Fourteen: This post by Steve. My friend – women everywhere are going to be jealous of your beached goddess. Finding wonder in long-established love, what could be more beautiful?
Fifteen: This cookbook, which I bought on the weekend. I have to make myself not buy cookbooks; I could sit and look at them forever. But I allowed myself this one because I buy the magazine often and I justified the cookbook thinking that instead of buying the magazine every month, I would buy this at the cost of less than two issues. (Who am I kidding? It’s a beautiful magazine.)
These days I'm particularly enamoured with cookbooks featuring natural, unprocessed food.
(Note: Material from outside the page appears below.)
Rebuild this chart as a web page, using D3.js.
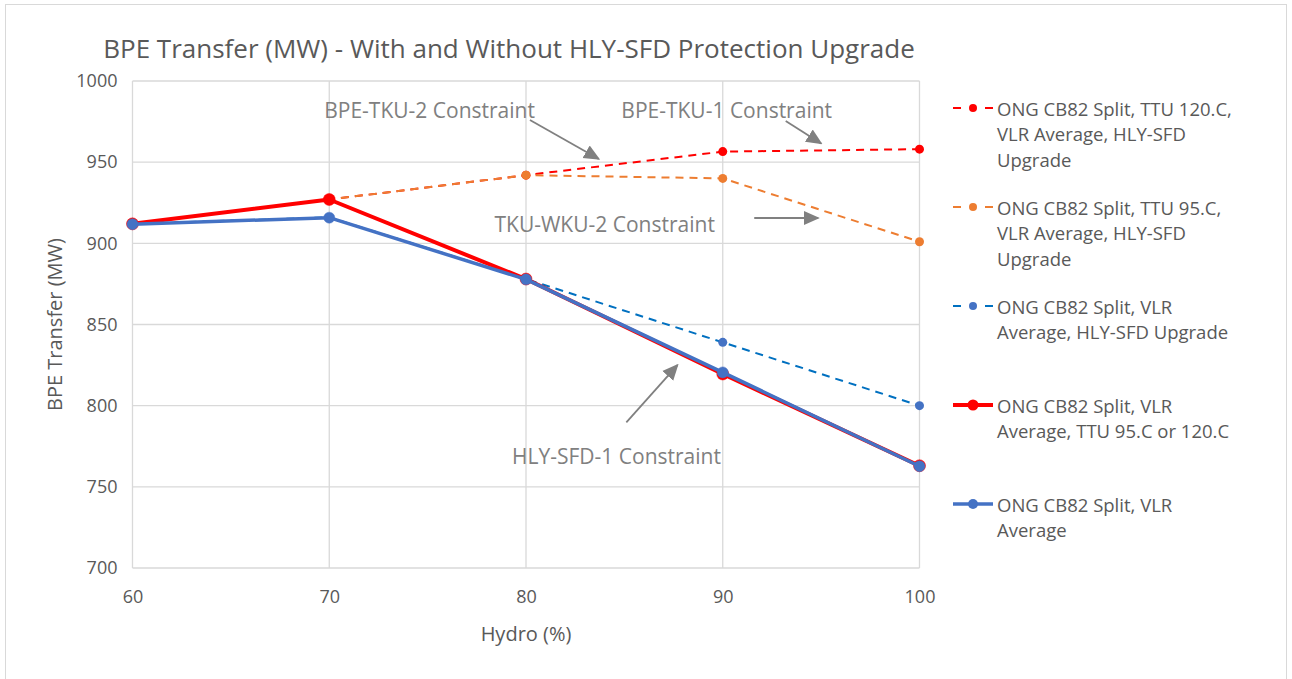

Natural food is of the most beautiful gifts this planet shares with us, and meals that are simply and lovingly prepared from it is more beauty for the soul. This winter I’m in love with food more than I’ve ever been – maybe it was my way of enduring embracing the winter months. When my television is on, it’s on Food Network most of the time – when I'm not cooking and eating, I'm watching somebody else cooking and eating.
Recently I had to put a moratorium on kitchen activities because I had too many things saved in the freezer for my lunches and dinners. I’ve used it up and am rocking the kitchen again. Last night I made Turkey Chili Taco Soup and I’m counting down the minutes until lunchtime so I can eat it.
Sixteen: How I feel when I do yoga. My body is not a lot of things. But it continues to be flexible and bendy and for that I feel fortunate, because the little bit of heaven I feel at the end of a yoga session is something you just can’t bottle. I’m so ready for serious some outside action again, but in the meantime, daily yoga makes me happy – and beautiful.